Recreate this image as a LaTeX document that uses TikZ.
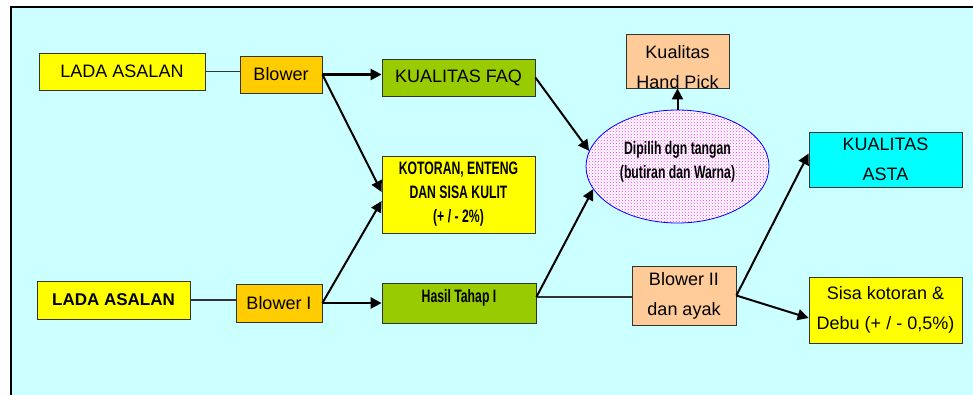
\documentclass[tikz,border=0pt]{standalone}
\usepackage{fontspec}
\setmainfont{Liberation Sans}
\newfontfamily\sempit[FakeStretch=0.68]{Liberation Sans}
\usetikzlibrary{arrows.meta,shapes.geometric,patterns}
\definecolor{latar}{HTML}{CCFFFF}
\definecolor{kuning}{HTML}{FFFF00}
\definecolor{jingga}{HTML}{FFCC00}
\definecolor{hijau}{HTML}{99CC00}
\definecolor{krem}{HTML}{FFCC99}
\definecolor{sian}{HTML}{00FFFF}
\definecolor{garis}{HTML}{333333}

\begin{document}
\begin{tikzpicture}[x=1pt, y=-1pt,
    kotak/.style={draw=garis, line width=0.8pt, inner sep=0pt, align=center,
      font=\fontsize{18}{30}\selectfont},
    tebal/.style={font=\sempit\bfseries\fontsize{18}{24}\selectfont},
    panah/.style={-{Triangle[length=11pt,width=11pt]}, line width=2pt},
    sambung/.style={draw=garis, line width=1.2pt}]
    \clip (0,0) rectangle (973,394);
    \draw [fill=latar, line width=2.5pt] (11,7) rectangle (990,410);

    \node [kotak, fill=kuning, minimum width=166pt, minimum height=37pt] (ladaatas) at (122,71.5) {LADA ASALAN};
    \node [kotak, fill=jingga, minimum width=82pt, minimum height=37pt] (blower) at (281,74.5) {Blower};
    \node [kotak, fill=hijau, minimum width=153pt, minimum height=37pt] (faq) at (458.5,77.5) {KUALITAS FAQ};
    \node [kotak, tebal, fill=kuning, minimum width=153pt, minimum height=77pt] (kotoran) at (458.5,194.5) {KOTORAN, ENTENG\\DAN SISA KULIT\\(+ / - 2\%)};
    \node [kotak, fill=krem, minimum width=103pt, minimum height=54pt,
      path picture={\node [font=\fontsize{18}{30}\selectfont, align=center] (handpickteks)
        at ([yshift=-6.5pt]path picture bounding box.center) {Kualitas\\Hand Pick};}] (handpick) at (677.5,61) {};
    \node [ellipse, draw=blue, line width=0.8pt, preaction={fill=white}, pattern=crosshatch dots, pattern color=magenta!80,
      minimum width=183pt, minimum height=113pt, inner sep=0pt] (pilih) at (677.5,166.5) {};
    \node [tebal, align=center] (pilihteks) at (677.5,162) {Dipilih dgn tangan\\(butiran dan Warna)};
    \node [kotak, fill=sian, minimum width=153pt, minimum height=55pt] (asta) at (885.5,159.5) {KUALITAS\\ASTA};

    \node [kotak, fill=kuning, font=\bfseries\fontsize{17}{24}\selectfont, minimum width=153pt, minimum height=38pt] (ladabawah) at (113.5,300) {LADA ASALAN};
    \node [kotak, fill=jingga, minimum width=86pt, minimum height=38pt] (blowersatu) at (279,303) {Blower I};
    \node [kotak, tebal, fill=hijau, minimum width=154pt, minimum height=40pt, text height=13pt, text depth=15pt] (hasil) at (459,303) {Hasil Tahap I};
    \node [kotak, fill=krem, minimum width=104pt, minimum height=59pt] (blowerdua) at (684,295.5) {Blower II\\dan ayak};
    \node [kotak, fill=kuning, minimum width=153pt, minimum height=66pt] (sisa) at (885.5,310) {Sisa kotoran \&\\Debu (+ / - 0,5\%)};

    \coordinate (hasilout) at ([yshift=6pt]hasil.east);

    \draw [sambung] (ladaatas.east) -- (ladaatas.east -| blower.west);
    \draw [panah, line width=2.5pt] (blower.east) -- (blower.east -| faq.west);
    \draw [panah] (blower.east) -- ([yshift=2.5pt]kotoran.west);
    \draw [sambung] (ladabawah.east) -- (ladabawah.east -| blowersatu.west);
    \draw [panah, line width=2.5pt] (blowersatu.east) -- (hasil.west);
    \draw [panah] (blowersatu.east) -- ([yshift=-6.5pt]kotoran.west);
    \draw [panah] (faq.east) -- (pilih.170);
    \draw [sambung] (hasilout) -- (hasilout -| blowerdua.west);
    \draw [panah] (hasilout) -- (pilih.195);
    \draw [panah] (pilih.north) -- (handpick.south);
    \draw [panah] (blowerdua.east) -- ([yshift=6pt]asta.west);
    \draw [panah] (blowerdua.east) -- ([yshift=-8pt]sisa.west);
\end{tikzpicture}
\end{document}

※

Given exercise.
Go from the first line of the listing to the line holding "(11,7) rectangle (990,410);" and, please, transcribe those lines exactly, both included, with no pictures.

Result of this exercise.
Recreate this image as a LaTeX document that uses TikZ.
\documentclass[tikz,border=0pt]{standalone}
\usepackage{fontspec}
\setmainfont{Liberation Sans}
\newfontfamily\sempit[FakeStretch=0.68]{Liberation Sans}
\usetikzlibrary{arrows.meta,shapes.geometric,patterns}
\definecolor{latar}{HTML}{CCFFFF}
\definecolor{kuning}{HTML}{FFFF00}
\definecolor{jingga}{HTML}{FFCC00}
\definecolor{hijau}{HTML}{99CC00}
\definecolor{krem}{HTML}{FFCC99}
\definecolor{sian}{HTML}{00FFFF}
\definecolor{garis}{HTML}{333333}

\begin{document}
\begin{tikzpicture}[x=1pt, y=-1pt,
    kotak/.style={draw=garis, line width=0.8pt, inner sep=0pt, align=center,
      font=\fontsize{18}{30}\selectfont},
    tebal/.style={font=\sempit\bfseries\fontsize{18}{24}\selectfont},
    panah/.style={-{Triangle[length=11pt,width=11pt]}, line width=2pt},
    sambung/.style={draw=garis, line width=1.2pt}]
    \clip (0,0) rectangle (973,394);
    \draw [fill=latar, line width=2.5pt] (11,7) rectangle (990,410);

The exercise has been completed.